Royal Dutch Shell’s (NYSE:RDSA) CEO Ben van Beurden said Thursday that a tighter grip on its Upstream Americas business will be integral to its plan to boost cash flow and improve returns.
Losses in resource plays such as shales have hurt Upstream Americas' profitability, Shell said in a statement on its 2014 Management Day in London. Shell is cutting spending in 2014 by 20 percent from 2013 levels and redirecting onshore investment in Upstream Americas to the lowest-cost gas acreage with the best integration potential and to exploration in liquids-rich shales. Shell expects profitable growth to continue in deepwater and heavy oil.
“Shell has a strong asset base and industry leadership in many of its growth themes,” van Beurden said. “While this position of strength gives confidence for the future, it is also clear that we need to get a tighter grip on performance management in Shell. I am determined that, by focusing sharply on our three key priorities – better financial performance, in particular in our Upstream Americas and Downstream businesses, enhanced capital efficiency, and continuing strong project delivery, we will continue to grow our cash flow and improve our returns.”

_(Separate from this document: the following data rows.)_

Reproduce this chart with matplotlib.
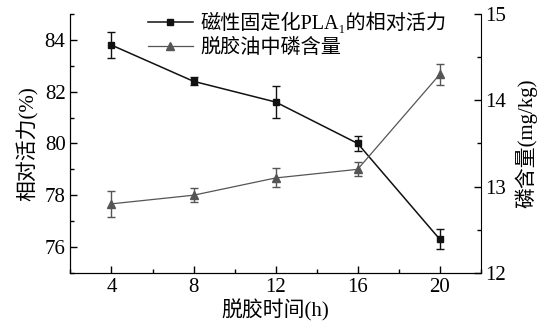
import matplotlib
matplotlib.use("Agg")
import matplotlib.pyplot as plt
from matplotlib.lines import Line2D
from matplotlib.ticker import MultipleLocator

plt.rcParams['font.family'] = ['Liberation Serif', 'Noto Sans CJK SC', 'DejaVu Sans']
plt.rcParams['font.size'] = 15

# degumming time (h)
hours = [4, 8, 12, 16, 20]
# relative activity of magnetic immobilized PLA1 (%)
activity = [83.8, 82.4, 81.6, 80.0, 76.3]
activity_err = [0.5, 0.15, 0.6, 0.28, 0.38]
# phosphorus content in degummed oil (mg/kg)
phosphorus = [12.8, 12.9, 13.1, 13.2, 14.3]
phosphorus_err = [0.15, 0.08, 0.11, 0.08, 0.12]
labels = ['磁性固定化PLA\u2081的相对活力', '脱胶油中磷含量']

c1 = '#111111'
c2 = '#555555'

fig, ax = plt.subplots(figsize=(5.42, 3.26), dpi=100)
fig.subplots_adjust(left=0.13, right=0.887, top=0.957, bottom=0.163)
ax2 = ax.twinx()

ax.errorbar(hours, activity, yerr=activity_err, color=c1, marker='s',
            markersize=5, lw=1.1, capsize=3, elinewidth=1, capthick=1)
ax2.errorbar(hours, phosphorus, yerr=phosphorus_err, color=c2, marker='^',
             markersize=6, lw=0.9, capsize=3, elinewidth=1, capthick=1)

ax.set_xlim(2, 22)
ax.set_ylim(75, 85)
ax2.set_ylim(12, 15)
ax.set_xticks(hours)
ax.xaxis.set_minor_locator(MultipleLocator(2))
ax.set_yticks([76, 78, 80, 82, 84])
ax.yaxis.set_minor_locator(MultipleLocator(1))
ax2.set_yticks([12, 13, 14, 15])
ax2.yaxis.set_minor_locator(MultipleLocator(0.5))

for a in (ax, ax2):
    a.tick_params(which='both', direction='in', width=1)
    a.tick_params(which='major', length=5)
    a.tick_params(which='minor', length=3)
    a.spines['top'].set_visible(False)
ax.spines['right'].set_visible(False)

ax.set_xlabel('脱胶时间(h)', labelpad=2)
ax.set_ylabel('相对活力(%)', labelpad=4)
ax2.set_ylabel('磷含量(mg/kg)', labelpad=6)

handles = [Line2D([], [], color=c1, marker='s', markersize=5, lw=1.1),
           Line2D([], [], color=c2, marker='^', markersize=6, lw=0.9)]
ax.legend(handles, labels, loc='upper left', fontsize=14.5,
          bbox_to_anchor=(0.17, 1.035), frameon=False, handlelength=2.2,
          handletextpad=0.4, labelspacing=0.2, borderaxespad=0)

fig.savefig('out.png', dpi=100)
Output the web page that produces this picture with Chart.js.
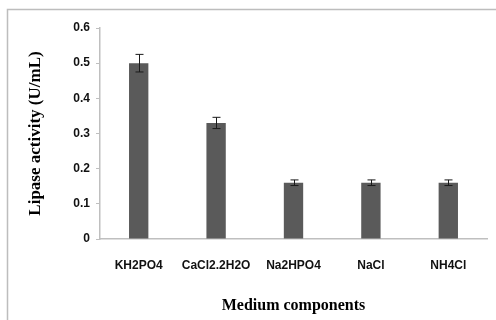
<!DOCTYPE html>
<html><head><meta charset="utf-8">
<script src="https://cdn.jsdelivr.net/npm/chart.js@4"></script>
<style>html,body{margin:0;padding:0;background:#fff}#wrap{width:496px;height:320px}</style>
</head><body><div id="wrap"><canvas id="c" width="496" height="320"></canvas></div>
<script>
const categories = ["KH2PO4", "CaCl2.2H2O", "Na2HPO4", "NaCl", "NH4Cl"];
const activity = [0.50, 0.33, 0.16, 0.16, 0.16];
const errors = [0.025, 0.016, 0.008, 0.008, 0.008];
const yTicks = [0, 0.1, 0.2, 0.3, 0.4, 0.5, 0.6];

const errorBars = {
  id: 'errorBars',
  afterDatasetsDraw(chart) {
    const ctx = chart.ctx, y = chart.scales.y;
    const meta = chart.getDatasetMeta(0);
    ctx.save();
    ctx.strokeStyle = '#1a1a1a'; ctx.lineWidth = 1;
    meta.data.forEach((bar, i) => {
      const x = Math.round(bar.x) + 0.5;
      const top = y.getPixelForValue(activity[i] + errors[i]);
      const bot = y.getPixelForValue(activity[i] - errors[i]);
      ctx.beginPath();
      ctx.moveTo(x, top); ctx.lineTo(x, bot);
      ctx.moveTo(x - 4, top); ctx.lineTo(x + 4, top);
      ctx.moveTo(x - 4, bot); ctx.lineTo(x + 4, bot);
      ctx.stroke();
    });
    ctx.restore();
  }
};
const frame = {
  id: 'frame',
  beforeDraw(chart) {
    const ctx = chart.ctx;
    ctx.save();
    ctx.fillStyle = '#fff'; ctx.fillRect(0, 0, chart.width, chart.height);
    ctx.strokeStyle = '#bdbdbd'; ctx.lineWidth = 1.5;
    ctx.beginPath();
    ctx.moveTo(7.5, 320); ctx.lineTo(7.5, 9.5); ctx.lineTo(496, 9.5);
    ctx.stroke();
    ctx.restore();
  }
};

new Chart(document.getElementById('c'), {
  type: 'bar',
  data: { labels: categories, datasets: [{ data: activity, backgroundColor: '#5a5a5a',
    categoryPercentage: 1, barPercentage: 0.25 }] },
  options: {
    responsive: false, animation: false, devicePixelRatio: 1,
    layout: { padding: { left: 25, right: 9, top: 28, bottom: 5 } },
    plugins: { legend: { display: false }, tooltip: { enabled: false } },
    scales: {
      x: {
        grid: { display: false, drawTicks: false },
        border: { color: '#bfbfbf', width: 1.5 },
        ticks: { color: '#111', font: { family: 'Liberation Sans', size: 12, weight: 'bold' }, padding: 19, maxRotation: 0 },
        title: { display: true, text: 'Medium components', color: '#000',
          font: { family: 'Liberation Serif', size: 16, weight: 'bold' }, padding: { top: 4, bottom: 0 } },
        afterFit(s) { s.height = 76; }
      },
      y: {
        min: 0, max: 0.6,
        afterBuildTicks(s) { s.ticks = yTicks.map(v => ({ value: v })); },
        grid: { display: true, drawOnChartArea: false, drawTicks: true, tickLength: 4, color: '#bfbfbf' },
        border: { color: '#bfbfbf', width: 1.5 },
        ticks: { color: '#111', font: { family: 'Liberation Sans', size: 12, weight: 'bold' }, padding: 6,
          callback: v => String(v) },
        title: { display: true, text: 'Lipase activity (U/mL)', color: '#000',
          font: { family: 'Liberation Serif', size: 17, weight: 'bold' }, padding: 0 },
        afterFit(s) { s.width = 75; }
      }
    }
  },
  plugins: [frame, errorBars]
});
</script></body></html>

He also said Shell is determined to deliver a better performance of its asset portfolio this year.
"With sharper accountability in the company, this approach will target growth investment more effectively, focus on areas of the business where performance improvement is most required, and drive asset sales from non-strategic positions,” van Beurden said.

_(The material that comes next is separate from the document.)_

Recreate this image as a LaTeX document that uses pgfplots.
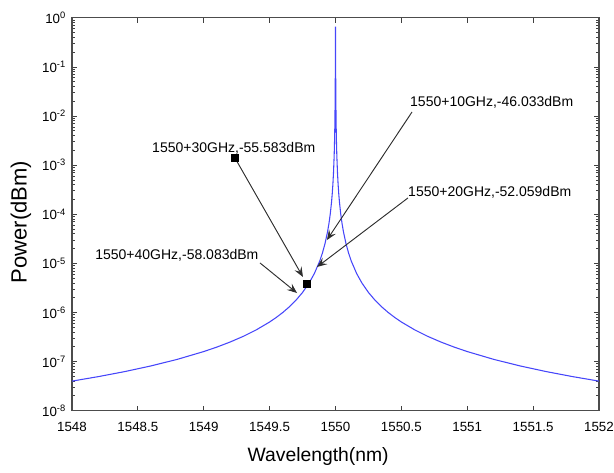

Shell plans to improve growth in upstream businesses that are delivering high returns and strong cash flow. About $35 billion in investments are planned for 2014.
In the short term, Shell expects cash flow from deepwater projects. In the long term, the company plans to identify and develop opportunities in Iraq, Kazakhstan and Nigeria, the latter where thieves have been siphoning off $3 billion to $8 billion in oil a year and damaging pipelines, according to a report by Chatham House.

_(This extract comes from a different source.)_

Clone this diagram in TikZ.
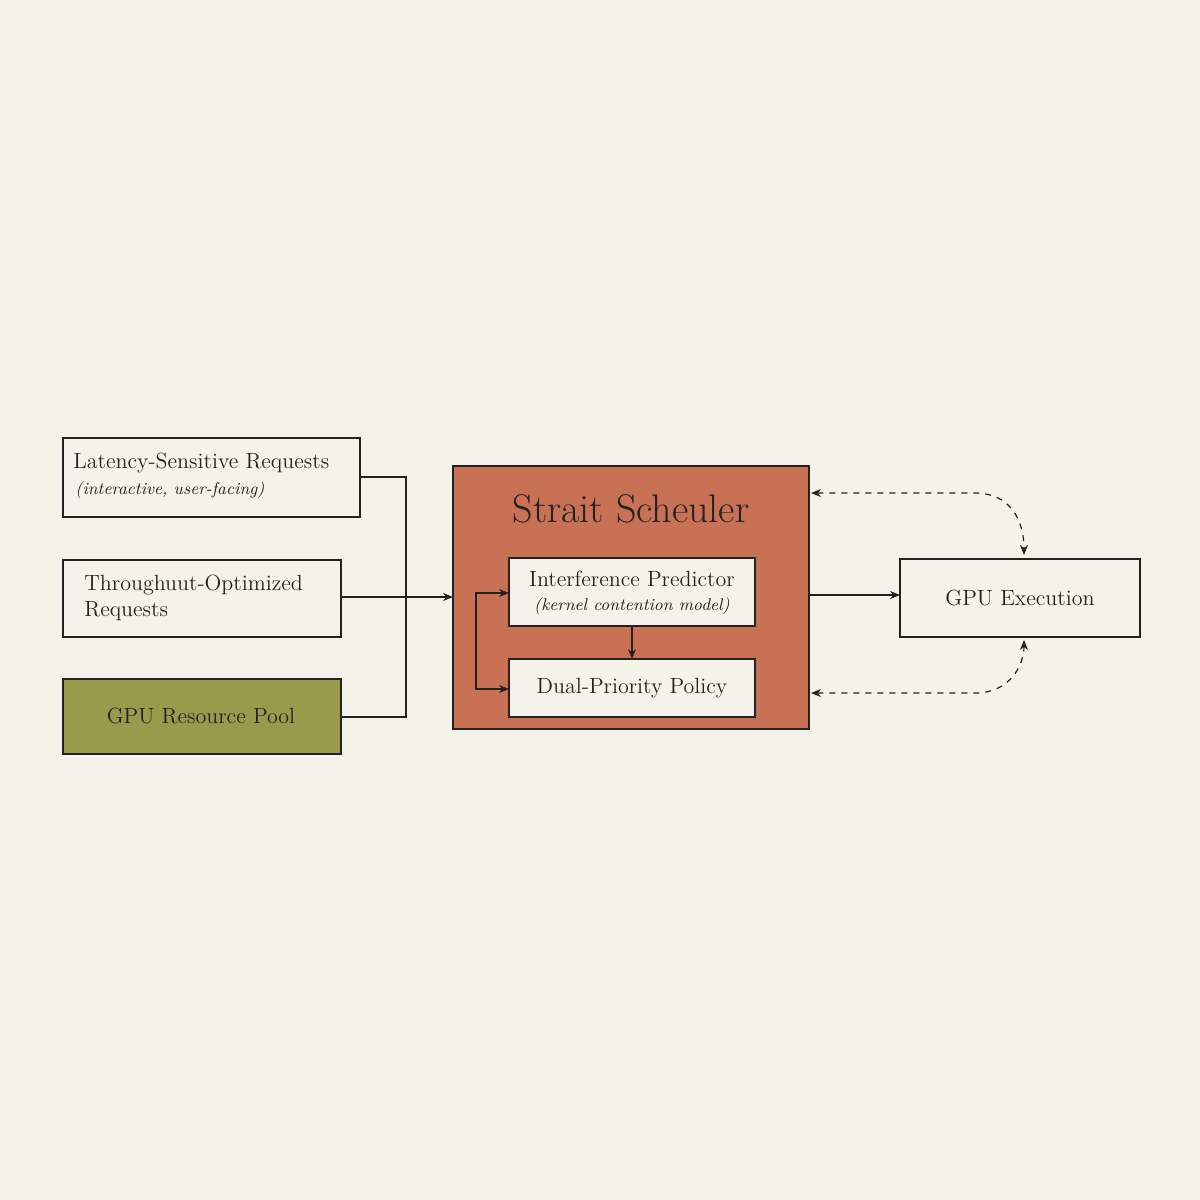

"We are taking stock of our investment opportunities and operating positions,” van Beurden said. “Are our assets attractive economically, and are they resilient to industry cycles? Are our plans credible, are they competitive and are they affordable? This approach is driving hard choices on today's asset base, new opportunities, and disposals plans, where we have recently announced exits from Australia and Italy downstream, Wheatstone LNG in Australia, and U.S. gas-to-liquids."
So far this year, Shell has sold $4.5 billion in assets as part of its 2014-2015 $15 billion asset-shedding program.